This is a nice article that highlights some of the more important case law regarding privacy while traveling in your car. But I think it's important to make clear that the Supreme Court has ruled that individuals do not have a reasonable expectation of privacy in their public movements, car or otherwise (U.S. v Knotts). While most agree that the infallibility and general capability of GPS does create a new technological perception of privacy in public spaces, and that an individual does not shirk all expectations of privacy once they are in a vehicle, one argument is that the technology does not make something that was previously public now private. Carpenter v. U.S. is a landmark case right now that will be decided this summer and is distinct from Jones in that there was no common law trespass to help the court answer the question about tracking via GPS or cell phone records.
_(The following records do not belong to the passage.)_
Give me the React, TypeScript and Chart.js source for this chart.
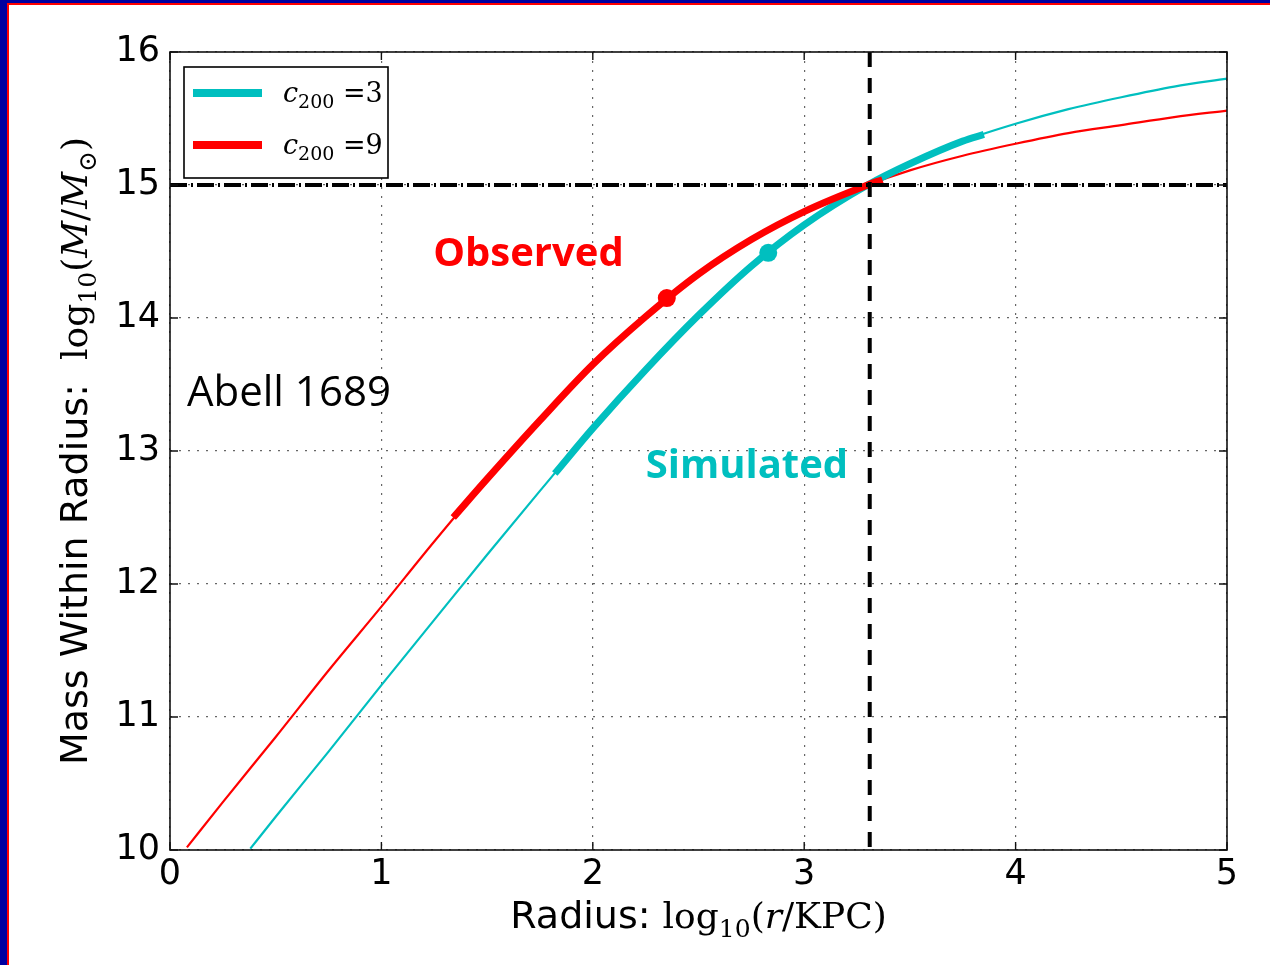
import React, { useEffect, useRef } from 'react';
import { Chart, registerables } from 'chart.js';

Chart.register(...registerables);

// ---------- data ----------
const xTicks = [0, 1, 2, 3, 4, 5];
const yTicks = [10, 11, 12, 13, 14, 15, 16];

// c200 = 3 (cyan) : log10(r/kpc) vs log10(M/Msun)
const cyanR = [0.38, 0.5, 0.75, 1.0, 1.25, 1.5, 1.75, 2.0, 2.25, 2.5, 2.75, 3.0, 3.3, 3.5, 3.75, 4.0, 4.25, 4.5, 4.75, 5.0];
const cyanM = [10.01, 10.25, 10.74, 11.24, 11.73, 12.22, 12.7, 13.17, 13.61, 14.02, 14.39, 14.7, 15.0, 15.16, 15.33, 15.46, 15.57, 15.66, 15.74, 15.8];

// c200 = 9 (red)
const redR = [0.08, 0.25, 0.5, 0.75, 1.0, 1.25, 1.5, 1.75, 2.0, 2.25, 2.5, 2.75, 3.0, 3.3, 3.5, 3.75, 4.0, 4.25, 4.5, 4.75, 5.0];
const redM = [10.02, 10.36, 10.85, 11.35, 11.83, 12.32, 12.79, 13.23, 13.65, 14.01, 14.33, 14.59, 14.8, 15.0, 15.11, 15.22, 15.31, 15.39, 15.45, 15.51, 15.56];

// highlighted (thick) ranges
const simulatedR = [1.82, 2.0, 2.25, 2.5, 2.75, 3.0, 3.3, 3.5, 3.75, 3.85];
const simulatedM = [12.83, 13.17, 13.61, 14.02, 14.39, 14.7, 15.0, 15.16, 15.33, 15.38];
const observedR = [1.34, 1.5, 1.75, 2.0, 2.25, 2.5, 2.75, 3.0, 3.3, 3.37];
const observedM = [12.5, 12.79, 13.23, 13.65, 14.01, 14.33, 14.59, 14.8, 15.0, 15.04];

// markers
const redDotR = [2.35];
const redDotM = [14.15];
const cyanDotR = [2.83];
const cyanDotM = [14.49];

// reference lines
const refMass = [15];
const refRadius = [3.31];

// legend
const legendC = [3, 9];

// ---------- styles ----------
const CYAN = '#00BFBF';
const RED = '#FF0000';
const SANS = '"DejaVu Sans"';
const SERIF = '"DejaVu Serif"';

const zip = (xs: number[], ys: number[]) => xs.map((x, i) => ({ x, y: ys[i] }));

type Part = { t: string; font: string; dy?: number };

function richWidth(ctx: CanvasRenderingContext2D, parts: Part[]) {
  let w = 0;
  for (const p of parts) {
    ctx.font = p.font;
    w += ctx.measureText(p.t).width;
  }
  return w;
}

function drawRich(ctx: CanvasRenderingContext2D, parts: Part[], x: number, y: number, align: 'left' | 'center') {
  let cx = align === 'center' ? x - richWidth(ctx, parts) / 2 : x;
  ctx.textAlign = 'left';
  ctx.textBaseline = 'alphabetic';
  for (const p of parts) {
    ctx.font = p.font;
    ctx.fillText(p.t, cx, y + (p.dy || 0));
    cx += ctx.measureText(p.t).width;
  }
}

const decorPlugin = {
  id: 'decor',
  afterDraw(chart: any) {
    const ctx: CanvasRenderingContext2D = chart.ctx;
    const a = chart.chartArea;
    const xs = chart.scales.x;
    const ys = chart.scales.y;
    ctx.save();

    // frame
    ctx.strokeStyle = '#111';
    ctx.lineWidth = 1.6;
    ctx.setLineDash([]);
    ctx.strokeRect(a.left, a.top, a.right - a.left, a.bottom - a.top);

    // inward tick marks
    ctx.lineWidth = 1.4;
    ctx.beginPath();
    for (const v of xTicks) {
      const px = xs.getPixelForValue(v);
      ctx.moveTo(px, a.bottom);
      ctx.lineTo(px, a.bottom - 8);
      ctx.moveTo(px, a.top);
      ctx.lineTo(px, a.top + 8);
    }
    for (const v of yTicks) {
      const py = ys.getPixelForValue(v);
      ctx.moveTo(a.left, py);
      ctx.lineTo(a.left + 8, py);
      ctx.moveTo(a.right, py);
      ctx.lineTo(a.right - 8, py);
    }
    ctx.stroke();

    // legend box
    const bx = a.left + 14;
    const by = a.top + 15;
    const bw = 204;
    const bh = 111;
    ctx.fillStyle = '#fff';
    ctx.fillRect(bx, by, bw, bh);
    ctx.strokeStyle = '#000';
    ctx.lineWidth = 1.6;
    ctx.strokeRect(bx, by, bw, bh);
    const legendColors = [CYAN, RED];
    legendC.forEach((c, i) => {
      const ly = by + 26 + i * 52;
      ctx.strokeStyle = legendColors[i];
      ctx.lineWidth = 8;
      ctx.beginPath();
      ctx.moveTo(bx + 9, ly);
      ctx.lineTo(bx + 78, ly);
      ctx.stroke();
      ctx.fillStyle = '#000';
      drawRich(
        ctx,
        [
          { t: 'c', font: `italic 27px ${SERIF}` },
          { t: '200', font: `19px ${SERIF}`, dy: 6 },
          { t: ' =', font: `27px ${SERIF}` },
          { t: String(c), font: `27px ${SERIF}` },
        ],
        bx + 99,
        ly + 9,
        'left'
      );
    });

    // annotations (anchored in data coordinates)
    ctx.fillStyle = RED;
    ctx.font = `bold 40px "Open Sans"`;
    ctx.textAlign = 'left';
    ctx.textBaseline = 'alphabetic';
    ctx.fillText('Observed', xs.getPixelForValue(1.245), ys.getPixelForValue(14.39));
    ctx.fillStyle = CYAN;
    ctx.fillText('Simulated', xs.getPixelForValue(2.25), ys.getPixelForValue(12.8));
    ctx.fillStyle = '#000';
    ctx.font = `42px "Open Sans"`;
    ctx.fillText('Abell 1689', xs.getPixelForValue(0.08), ys.getPixelForValue(13.34));

    // axis titles
    ctx.fillStyle = '#000';
    const xTitle: Part[] = [
      { t: 'Radius: ', font: `38px ${SANS}` },
      { t: 'log', font: `36px ${SERIF}` },
      { t: '10', font: `25px ${SERIF}`, dy: 9 },
      { t: '(', font: `36px ${SERIF}` },
      { t: 'r', font: `italic 36px ${SERIF}` },
      { t: '/KPC)', font: `36px ${SERIF}` },
    ];
    drawRich(ctx, xTitle, (a.left + a.right) / 2, 928, 'center');

    const yTitle: Part[] = [
      { t: 'Mass Within Radius:  ', font: `38px ${SANS}` },
      { t: 'log', font: `36px ${SERIF}` },
      { t: '10', font: `25px ${SERIF}`, dy: 9 },
      { t: '(', font: `36px ${SERIF}` },
      { t: 'M', font: `italic 36px ${SERIF}` },
      { t: '/', font: `36px ${SERIF}` },
      { t: 'M', font: `italic 36px ${SERIF}` },
      { t: '\u2299', font: `25px ${SERIF}`, dy: 9 },
      { t: ')', font: `36px ${SERIF}` },
    ];
    ctx.translate(87, (a.top + a.bottom) / 2);
    ctx.rotate(-Math.PI / 2);
    drawRich(ctx, yTitle, 0, 0, 'center');

    ctx.restore();
  },
};

export default function App() {
  const ref = useRef<HTMLCanvasElement | null>(null);

  useEffect(() => {
    if (!ref.current) return;
    const gridColor = 'rgba(0,0,0,0.6)';
    const chart = new Chart(ref.current, {
      type: 'line',
      data: {
        datasets: [
          {
            label: 'vref',
            data: [
              { x: refRadius[0], y: 16 },
              { x: refRadius[0], y: 10 },
            ],
            borderColor: '#000',
            borderWidth: 4,
            borderDash: [15, 11],
            pointRadius: 0,
            tension: 0,
            cubicInterpolationMode: 'default',
            order: 0,
          },
          {
            label: 'href',
            data: [
              { x: 0, y: refMass[0] },
              { x: 5, y: refMass[0] },
            ],
            borderColor: '#000',
            borderWidth: 4,
            borderDash: [17, 4, 2, 4],
            pointRadius: 0,
            tension: 0,
            cubicInterpolationMode: 'default',
            order: 0,
          },
          {
            label: 'redDot',
            data: zip(redDotR, redDotM),
            showLine: false,
            pointRadius: 9,
            pointBackgroundColor: RED,
            pointBorderColor: RED,
            pointBorderWidth: 0,
            order: 1,
          },
          {
            label: 'observed',
            data: zip(observedR, observedM),
            borderColor: RED,
            borderWidth: 7,
            pointRadius: 0,
            order: 1,
          },
          {
            label: 'cyanDot',
            data: zip(cyanDotR, cyanDotM),
            showLine: false,
            pointRadius: 9,
            pointBackgroundColor: CYAN,
            pointBorderColor: CYAN,
            pointBorderWidth: 0,
            order: 2,
          },
          {
            label: 'simulated',
            data: zip(simulatedR, simulatedM),
            borderColor: CYAN,
            borderWidth: 7,
            pointRadius: 0,
            order: 2,
          },
          {
            label: 'c200=9',
            data: zip(redR, redM),
            borderColor: RED,
            borderWidth: 2.2,
            pointRadius: 0,
            order: 3,
          },
          {
            label: 'c200=3',
            data: zip(cyanR, cyanM),
            borderColor: CYAN,
            borderWidth: 2.2,
            pointRadius: 0,
            order: 4,
          },
        ],
      },
      options: {
        responsive: false,
        animation: false,
        events: [],
        layout: { padding: { left: 0, right: 43, top: 52, bottom: 0 } },
        elements: {
          line: { cubicInterpolationMode: 'monotone', borderCapStyle: 'butt', fill: false },
          point: { radius: 0, hoverRadius: 0 },
        },
        plugins: {
          legend: { display: false },
          tooltip: { enabled: false },
        },
        scales: {
          x: {
            type: 'linear',
            min: 0,
            max: 5,
            afterFit: (s: any) => {
              s.height = 115;
            },
            afterBuildTicks: (s: any) => {
              s.ticks = xTicks.map((v) => ({ value: v }));
            },
            ticks: {
              color: '#000',
              font: { family: 'DejaVu Sans', size: 35 },
              padding: 4,
              maxRotation: 0,
              autoSkip: false,
              callback: (v: any) => String(v),
            },
            grid: { color: gridColor, lineWidth: 1.2, drawTicks: false },
            border: { display: false, dash: [2, 7] },
          },
          y: {
            type: 'linear',
            min: 10,
            max: 16,
            afterFit: (s: any) => {
              s.width = 170;
            },
            afterBuildTicks: (s: any) => {
              s.ticks = yTicks.map((v) => ({ value: v }));
            },
            ticks: {
              color: '#000',
              font: { family: 'DejaVu Sans', size: 35 },
              padding: 10,
              autoSkip: false,
              callback: (v: any) => String(v),
            },
            grid: { color: gridColor, lineWidth: 1.2, drawTicks: false },
            border: { display: false, dash: [2, 7] },
          },
        },
      },
      plugins: [decorPlugin],
    } as any);
    return () => chart.destroy();
  }, []);

  return (
    <div
      style={{
        position: 'absolute',
        left: 0,
        top: 0,
        width: 1270,
        height: 965,
        background: '#fff',
        overflow: 'hidden',
      }}
    >
      <canvas ref={ref} width={1270} height={965} style={{ position: 'absolute', left: 0, top: 0, width: 1270, height: 965 }} />
      <div style={{ position: 'absolute', left: 0, top: 0, width: 7, height: 965, background: '#0000A0' }} />
      <div style={{ position: 'absolute', left: 0, top: 0, width: 1270, height: 3, background: '#0000A0' }} />
      <div style={{ position: 'absolute', left: 7, top: 3, width: 2, height: 962, background: '#FF0000' }} />
      <div style={{ position: 'absolute', left: 7, top: 3, width: 1263, height: 2, background: '#FF0000' }} />
    </div>
  );
}
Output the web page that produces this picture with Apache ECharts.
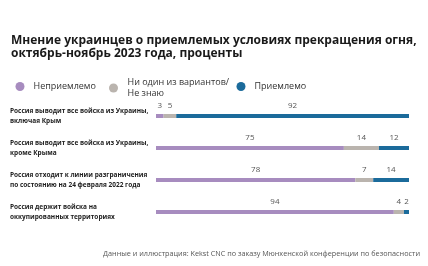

No, your actions in public have always been public.
A certain amount of privacy came from the cost/effort required to monitor people - you had to have a good reason. So while you could be monitored by a PI/police, it wouldn't happen to people most of the time.
The privacy laws worked in an era where mass collection/mining wasn't feasible. Now, they are broken. Everyone's activity is tracked and logged, referred to for the most minor infraction or mined for indicators of country of origin, shopping preferences, or political affiliation and activism.
A certain amount of privacy came from the cost/effort required to monitor people - you had to have a good reason. So while you could be monitored by a PI/police, it wouldn't happen to people most of the time.
Were the existing legal doctrines developed with this in mind as well? Perhaps it's time the notion that movements are not private gets reevaluated.